I just found out a certain someone is different from what I believed.. the life I pictured, the things that could have been. Such a shame :p
 
after approx 47 seconds of running i started seeing black spots in front of me
Hiljainen... :cry: ...you make me sad... I thought my 1minute was a record time :lol:

i feel a bit sad for not clear reasons, i wish this would stop someday: i consider myself happier than i could ever imagine to be, yet sometimes i feel bad, no reason.
I think I can understand somehow...
It's like there's always something missing... in fact I know it's mostly in my mind, I don't have any serious or concrete problems but sometimes I feel down: when it's a mood that's ok 'cause (IMHO) it's normal once in a while,
on the contrary it's so bad when it becomes a usual state of (non)health...you just lose interest in everything, the pleasure in doing
things you used to like etc... I mean it's overwhelming.
I don't know your age, but to me (when I live those depressive moments) it feels like being stuck in some old pathetic adoloscent paranoias:bah:
...I think I've figured out the reasons but still I can't find a final way out (if it does exists)... or maybe I just didn't come to the real point
well I know for sure I feel the need for a change!..and probably some deep 'spring cleaning' inside of me to focus on the damage ;) in order to be more comfortable with myself

:err: hope I didn't sound melodramatic, if I did feel free to insult me :D

But after all at this very moment I feel pretty quiet... my mind is kind of busy with university stuff:zzz:
 
@hitori: i was positively horrified by crash. i concur on the fact that it's a good film, but in some ways I found it repulsive.

@the amateur runners: me, I easily run for one hour :Smug: if i didn't smoke, i would also run fast, while i can't pass the 10km/h mark for more than ten minutes for the life of bu.

nf: not good, not good. there is no point really to have someone to hold me through the night if that someone always leaves for somewhere else in the blink of an eye. one-night affection might be even worse than one-night sex, it gets to me in bad ways.

to complicate matters further, i might just have found out that i am much more of a materialist than i thought - not in the sense that i don't believe in metaphysical entities, rather in the sense that i care too much about earthly possessions, one way or the other. one second i want someone to spend lots of money on me, the other i have pride episodes and i think that no, i will make said lots of money and spend them on myself. still, no matter who pays (or who doesn't), i'm going to be eaten alive by my own ambition or else.

finally, when i was 15 and i wanted to meet someone i had only heard of i had the very nice option of picking up the phone, calling them and being (surprisingly) invited to their house to discuss books. at this stage in my life, i seem to have completely lost my touch in these matters, and i don't like it one iota. :zzz:
 
.:tInUvIeL:. said:
It's like there's always something missing... in fact I know it's mostly in my mind, I don't have any serious or concrete problems but sometimes I feel down: when it's a mood that's ok 'cause (IMHO) it's normal once in a while,
on the contrary it's so bad when it becomes a usual state of (non)health...you just lose interest in everything, the pleasure in doing
things you used to like etc... I mean it's overwhelming.
oh well wise ppl say that when you feel so there must be a hidden reason for your malcontent mood,smth very very deep that you won't admit even to yrself,and if you really look inside you'll find it...to me it was true,and anyway to fight the sadness i've learnt to concentrate on what i have and forget what i miss.it really worx but with a strong committment!!!:guh:
melodramatic 2...:p

@Taliesin:i love running but I especially love chatting with my jogging-mate so...i never run,just walk out of breath!!!:loco:

NF oh damn,i thought talking swedish was easier than what it is...and all those different types of "a"...and those strange sounds...and i thought i could have found a job in sweden by submitting my cv online,but... :ill:
 
NF: very wierd, i woke up very very early this morning for not apparent reason and i couldn't really sleep for the whole damn night, something wierd is happening to me i feel some kind of unrest.
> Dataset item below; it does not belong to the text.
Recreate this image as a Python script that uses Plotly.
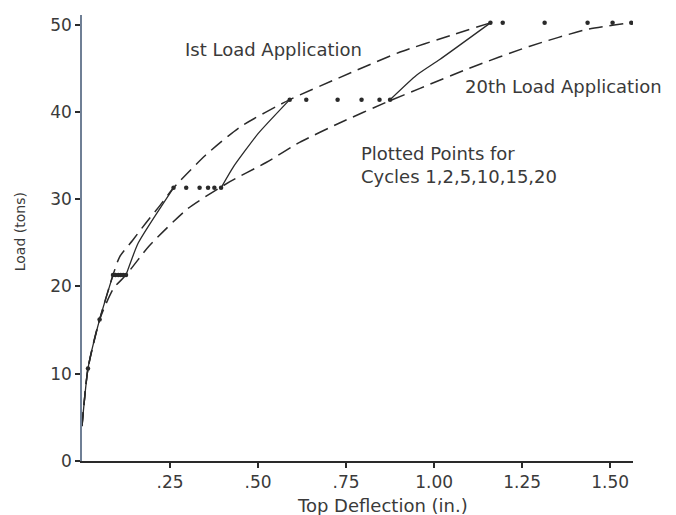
import plotly.graph_objects as go

# ---- data ----
first_x = [0, 0.017, 0.05, 0.088, 0.107, 0.144, 0.182, 0.22, 0.26, 0.35, 0.45, 0.59, 0.73, 0.9, 1.05, 1.16]
first_y = [4, 10.6, 16.2, 21.3, 23.4, 25.3, 27.3, 29.2, 31.3, 35.0, 38.3, 41.4, 43.9, 46.8, 48.8, 50.2]

twentieth_x = [0, 0.017, 0.05, 0.09, 0.125, 0.19, 0.3, 0.42, 0.523, 0.618, 0.73, 0.87, 0.96, 1.1, 1.27, 1.44, 1.56]
twentieth_y = [4, 10.6, 16.2, 19.8, 21.3, 24.6, 28.9, 32.0, 34.2, 36.5, 38.7, 41.2, 42.7, 45.0, 47.5, 49.5, 50.2]

initial_x = [0, 0.017, 0.05, 0.088]
initial_y = [4, 10.6, 16.2, 21.3]

reload1_x = [0.125, 0.16, 0.26]
reload1_y = [21.3, 25.0, 31.3]
reload2_x = [0.395, 0.43, 0.5, 0.59]
reload2_y = [31.3, 33.7, 37.5, 41.4]
reload3_x = [0.875, 0.95, 1.016, 1.16]
reload3_y = [41.4, 44.2, 46.0, 50.2]

points_x = [0.017, 0.05,
            0.088, 0.095, 0.103, 0.11, 0.117, 0.125,
            0.26, 0.296, 0.334, 0.358, 0.376, 0.395,
            0.59, 0.637, 0.726, 0.794, 0.845, 0.875,
            1.16, 1.195, 1.314, 1.436, 1.507, 1.56]
points_y = [10.6, 16.2,
            21.3, 21.3, 21.3, 21.3, 21.3, 21.3,
            31.3, 31.3, 31.3, 31.3, 31.3, 31.3,
            41.4, 41.4, 41.4, 41.4, 41.4, 41.4,
            50.2, 50.2, 50.2, 50.2, 50.2, 50.2]

x_tickvals = [0.25, 0.5, 0.75, 1.0, 1.25, 1.5]
x_ticktext = [".25", ".50", ".75", "1.00", "1.25", "1.50"]
y_tickvals = [0, 10, 20, 30, 40, 50]
y_ticktext = ["0", "10", "20", "30", "40", "50"]

INK = "#2a2a2a"
TXT = "#3a3a3a"
FONT = "DejaVu Sans"

fig = go.Figure()
dash = "14px,7px"
fig.add_trace(go.Scatter(x=first_x, y=first_y, mode="lines",
                         line=dict(color=INK, width=1.5, dash=dash, shape="spline", smoothing=0.6)))
fig.add_trace(go.Scatter(x=twentieth_x, y=twentieth_y, mode="lines",
                         line=dict(color=INK, width=1.5, dash=dash, shape="spline", smoothing=0.6)))
for sx, sy in [(initial_x, initial_y), (reload1_x, reload1_y), (reload2_x, reload2_y), (reload3_x, reload3_y)]:
    fig.add_trace(go.Scatter(x=sx, y=sy, mode="lines",
                             line=dict(color=INK, width=1.3, shape="spline", smoothing=0.5)))
fig.add_trace(go.Scatter(x=points_x, y=points_y, mode="markers",
                         marker=dict(color=INK, size=4.5)))

fig.update_layout(
    width=676, height=515,
    margin=dict(l=82, r=43, t=15, b=54),
    paper_bgcolor="white", plot_bgcolor="white",
    showlegend=False,
    font=dict(family=FONT, size=17, color=TXT),
    xaxis=dict(range=[0, 1.565], tickvals=x_tickvals, ticktext=x_ticktext,
               showgrid=False, zeroline=False, showline=True, linecolor=INK, linewidth=2,
               ticks="outside", ticklen=5, tickcolor=INK, tickwidth=1.5,
               tickfont=dict(family=FONT, size=17, color=TXT)),
    yaxis=dict(range=[0, 51.1], tickvals=y_tickvals, ticktext=y_ticktext,
               showgrid=False, zeroline=False, showline=True, linecolor="#6f7f95", linewidth=1.5,
               ticks="outside", ticklen=5, tickcolor=INK, tickwidth=1.5,
               tickfont=dict(family=FONT, size=17, color=TXT)),
    annotations=[
        dict(x=0.2855, y=47.1, xref="x", yref="y", text="Ist Load Application",
             showarrow=False, xanchor="left", yanchor="middle", font=dict(size=18)),
        dict(x=1.081, y=42.9, xref="x", yref="y", text="20th Load Application",
             showarrow=False, xanchor="left", yanchor="middle", font=dict(size=18)),
        dict(x=0.788, y=33.9, xref="x", yref="y", text="Plotted Points for<br>Cycles 1,2,5,10,15,20",
             showarrow=False, xanchor="left", yanchor="middle", align="left", font=dict(size=18)),
        dict(x=0.854, y=-0.099, xref="x", yref="paper", text="Top Deflection (in.)",
             showarrow=False, xanchor="center", yanchor="middle", font=dict(size=18)),
        dict(x=-0.111, y=26.3, xref="paper", yref="y", text="Load (tons)", textangle=-90,
             showarrow=False, xanchor="center", yanchor="middle", font=dict(size=14)),
    ],
)

fig.write_html("out.html")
Yesterday my friend got back from the States and strangely i didn't feel very exited, i missed him for the time he was gone and now when he's back it just feels strange. Maybe becouse My plans for the States this summer were screwed up by that stupid idiot in the Embassy and now i feel jealous...i don't know
 
@Lolita: Right, same here in Sweden. I should start to wear a jacket... ;)

NF: Tired. Went to bed early yesterday, was very tired. But somehow I couldn't sleep. Turned from left to right and back again all the time, had many thoughts on my mind... Mainly thinking of a person I think of a lot these days. Finally slept after 3 am. And now, there's lots of work to do these days, first exam is in 2 weeks. Great to have all this stuff to read and learn when you're f**king tired!